One day, Eliza Jane overheard a conversation that revealed the plantation owner, Bob Smith’s, plans to sell Sam into slavery, and she warned Sam, allowing him to escape. He promised that he would return someday to free her. However, Smith discovered that Eliza Jane warned Sam, and in retaliation, he sold her away. After the Civil War, she returned to the plantation to see if she could find out where Sam was now, but she couldn’t get any information about him, so she started to search everywhere for him, first in the South and then in the North. She has spent the last 25 years looking for Sam, certain that she will find him and that he will love her just as before.
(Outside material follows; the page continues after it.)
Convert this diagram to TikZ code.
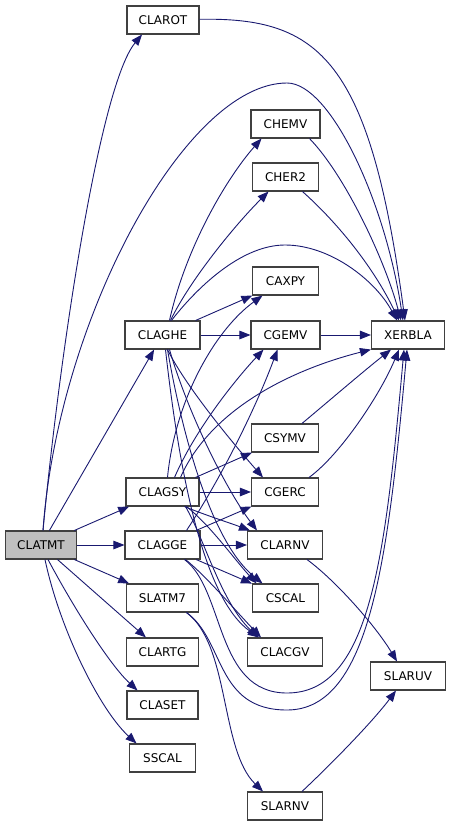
\documentclass[tikz,border=0pt]{standalone}
\usepackage{fontspec}
\setmainfont{DejaVu Sans}
\usetikzlibrary{arrows.meta}
\definecolor{edgec}{RGB}{25,25,112}
\definecolor{bordc}{RGB}{64,64,64}
\definecolor{curc}{RGB}{191,191,191}
\begin{document}
\begin{tikzpicture}[x=1bp,y=-1bp,
  box/.style={draw=bordc, line width=1.1bp, fill=white, minimum height=28bp, inner sep=0pt,
    font=\fontsize{12bp}{14bp}\selectfont},
  call/.style={draw=edgec, line width=0.9bp, -{Triangle[length=11bp,width=8.5bp]}}]
\useasboundingbox (0,0) rectangle (451,827);
% nodes
\node[box, minimum width=72bp] (CLAROT) at (163,20) {CLAROT};
\node[box, minimum width=69bp] (CHEMV) at (285.5,124) {CHEMV};
\node[box, minimum width=66bp] (CHER2) at (285.5,177) {CHER2};
\node[box, minimum width=66bp] (CAXPY) at (285.5,281) {CAXPY};
\node[box, minimum width=75bp] (CLAGHE) at (162.5,335) {CLAGHE};
\node[box, minimum width=69bp] (CGEMV) at (285.5,335) {CGEMV};
\node[box, minimum width=73bp] (XERBLA) at (408,335) {XERBLA};
\node[box, minimum width=67bp] (CSYMV) at (285,438) {CSYMV};
\node[box, minimum width=73bp] (CLAGSY) at (162.5,492) {CLAGSY};
\node[box, minimum width=67bp] (CGERC) at (285,492) {CGERC};
\node[box, minimum width=71bp, fill=curc] (CLATMT) at (41,545) {CLATMT};
\node[box, minimum width=75bp] (CLAGGE) at (162.5,545) {CLAGGE};
\node[box, minimum width=75bp] (CLARNV) at (285,545) {CLARNV};
\node[box, minimum width=72bp] (SLATM7) at (162.5,598) {SLATM7};
\node[box, minimum width=66bp] (CSCAL) at (285.5,598) {CSCAL};
\node[box, minimum width=72bp] (CLARTG) at (162.5,652) {CLARTG};
\node[box, minimum width=75bp] (CLACGV) at (285,652) {CLACGV};
\node[box, minimum width=75bp] (SLARUV) at (408,676) {SLARUV};
\node[box, minimum width=71bp] (CLASET) at (162.5,705) {CLASET};
\node[box, minimum width=66bp] (SSCAL) at (162.5,758) {SSCAL};
\node[box, minimum width=75bp] (SLARNV) at (285,806) {SLARNV};
% CLATMT
\draw[call] ([xshift=2bp]CLATMT.north) .. controls (60,350) and (100,85) .. ([xshift=-21bp]CLAROT.south);
\draw[call] ([xshift=2bp]CLATMT.north) .. controls (58,320) and (185,83) .. (287,83) .. controls (330,83) and (385,200) .. ([xshift=-5bp]XERBLA.north);
\draw[call] (CLATMT) -- (CLAGHE);
\draw[call] (CLATMT) -- (CLAGSY);
\draw[call] (CLATMT) -- (CLAGGE);
\draw[call] (CLATMT) -- (SLATM7);
\draw[call] (CLATMT) -- (CLARTG);
\draw[call] ([xshift=7bp]CLATMT.south) .. controls (75,610) and (110,665) .. ([xshift=-25bp]CLASET.north);
\draw[call] ([xshift=4bp]CLATMT.south) .. controls (60,630) and (100,710) .. ([xshift=-26bp]SSCAL.north);
% CLAROT
\draw[call] (CLAROT) .. controls (320,17) and (370,60) .. ([xshift=-3bp]XERBLA.north);
% CLAGHE
\draw[call] ([xshift=7bp]CLAGHE.north) .. controls (185,250) and (225,180) .. ([xshift=-24bp]CHEMV.south);
\draw[call] ([xshift=8bp]CLAGHE.north) .. controls (190,280) and (235,225) .. ([xshift=-17bp]CHER2.south);
\draw[call] ([xshift=9bp]CLAGHE.north) .. controls (195,290) and (240,245) .. (285,245) .. controls (330,245) and (375,280) .. ([xshift=-11bp]XERBLA.north);
\draw[call] (CLAGHE) -- (CAXPY);
\draw[call] (CLAGHE) -- (CGEMV);
\draw[call] ([xshift=5bp]CLAGHE.south) .. controls (185,385) and (230,440) .. ([xshift=-22bp]CGERC.north);
\draw[call] ([xshift=7bp]CLAGHE.south) .. controls (190,420) and (230,495) .. ([xshift=-28bp]CLARNV.north);
\draw[call] ([xshift=5bp]CLAGHE.south) .. controls (185,450) and (215,545) .. ([xshift=-23bp]CSCAL.north);
\draw[call] ([xshift=3bp]CLAGHE.south) .. controls (180,480) and (205,600) .. ([xshift=-26bp]CLACGV.north);
% CLAGSY
\draw[call] ([xshift=5bp]CLAGSY.north) .. controls (175,400) and (215,330) .. ([xshift=-23bp]CAXPY.south);
\draw[call] ([xshift=12bp]CLAGSY.north) .. controls (195,430) and (235,380) .. ([xshift=-22bp]CGEMV.south);
\draw[call] ([xshift=18bp]CLAGSY.north) .. controls (210,410) and (290,370) .. (XERBLA.south west);
\draw[call] (CLAGSY) -- (CSYMV);
\draw[call] (CLAGSY) -- (CGERC);
\draw[call] ([xshift=22bp]CLAGSY.south) .. controls (205,515) and (230,523) .. ([xshift=-35bp]CLARNV.north);
\draw[call] ([xshift=24bp]CLAGSY.south) .. controls (210,525) and (235,560) .. ([xshift=-29bp]CSCAL.north);
\draw[call] ([xshift=23bp]CLAGSY.south) .. controls (205,540) and (220,600) .. ([xshift=-27bp]CLACGV.north);
% CLAGGE
\draw[call] ([xshift=24bp]CLAGGE.north) .. controls (220,480) and (255,410) .. ([xshift=-8bp]CGEMV.south);
\draw[call] (CLAGGE) -- (CGERC);
\draw[call] (CLAGGE) -- (CLARNV);
\draw[call] (CLAGGE) -- (CSCAL);
\draw[call] ([xshift=23bp]CLAGGE.south) .. controls (205,575) and (235,610) .. ([xshift=-24bp]CLACGV.north);
\draw[call] ([xshift=22bp]CLAGGE.south) .. controls (225,590) and (215,693) .. (287,693) .. controls (370,693) and (385,560) .. ([xshift=-4bp]XERBLA.south);
% SLATM7
\draw[call] ([xshift=24bp]SLATM7.south) .. controls (225,640) and (215,710) .. (287,710) .. controls (370,710) and (388,560) .. ([xshift=-1bp]XERBLA.south);
\draw[call] ([xshift=24bp]SLATM7.south) .. controls (230,645) and (220,750) .. ([xshift=-22bp]SLARNV.north);
% others
\draw[call] ([xshift=24bp]CHEMV.south) .. controls (345,175) and (385,260) .. ([xshift=-7bp]XERBLA.north);
\draw[call] ([xshift=17bp]CHER2.south) .. controls (340,225) and (375,270) .. ([xshift=-9bp]XERBLA.north);
\draw[call] (CGEMV) -- (XERBLA);
\draw[call] ([xshift=17bp]CSYMV.north) .. controls (330,400) and (365,370) .. ([xshift=-17bp]XERBLA.south);
\draw[call] ([xshift=24bp]CGERC.north) .. controls (340,455) and (380,395) .. ([xshift=-9bp]XERBLA.south);
\draw[call] ([xshift=22bp]CLARNV.south) .. controls (335,580) and (375,625) .. ([xshift=-11bp]SLARUV.north);
\draw[call] ([xshift=17bp]SLARNV.north) .. controls (325,770) and (370,725) .. ([xshift=-12bp]SLARUV.south);
\end{tikzpicture}
\end{document}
After Eliza Jane tells her story, Mr. Ryder asks to see a photograph of her husband, and she shows it to him. He tells her that he will give the matter some consideration and asks for her address so he can inform her if he finds out anything about her husband. Then, he goes into his house and stares at his reflection in the mirror.

At the Blue Veins ball that night, Mr. Ryder gives a speech in which he recounts Eliza Jane’s story to the attendees. Then, he asks them to imagine the following scenario: that a husband, soon after escaping being sold into slavery, had discovered his wife had been sold and unsuccessfully tried to find her. Then, the husband made his way to the North to improve his standing, and eventually he became a much more educated and respectable man, putting his humble past far behind him. Finally, he asks the audience to imagine that the man’s former wife, who has been searching for him all these years, encountered him by chance, right before he was about to marry another woman. But the wife did not recognize him. The man could either choose not to acknowledge her, and continue his life as before, or he could acknowledge her and reunite with her, giving up his planned marriage to another woman.

Mr. Ryder asks the audience which option this man should have chosen. The audience members realize that Mr. Ryder is, in fact, referring to his own situation—that he is Sam Taylor, the husband that Eliza Jane has been searching for all this time. Molly Dixon is the first to say that the man should’ve acknowledged his former wife, and the rest of the guests agree. Mr. Ryder says that this is the response he was expecting, and he leads Eliza Jane into the room, announcing that she is “the wife of [his] youth.”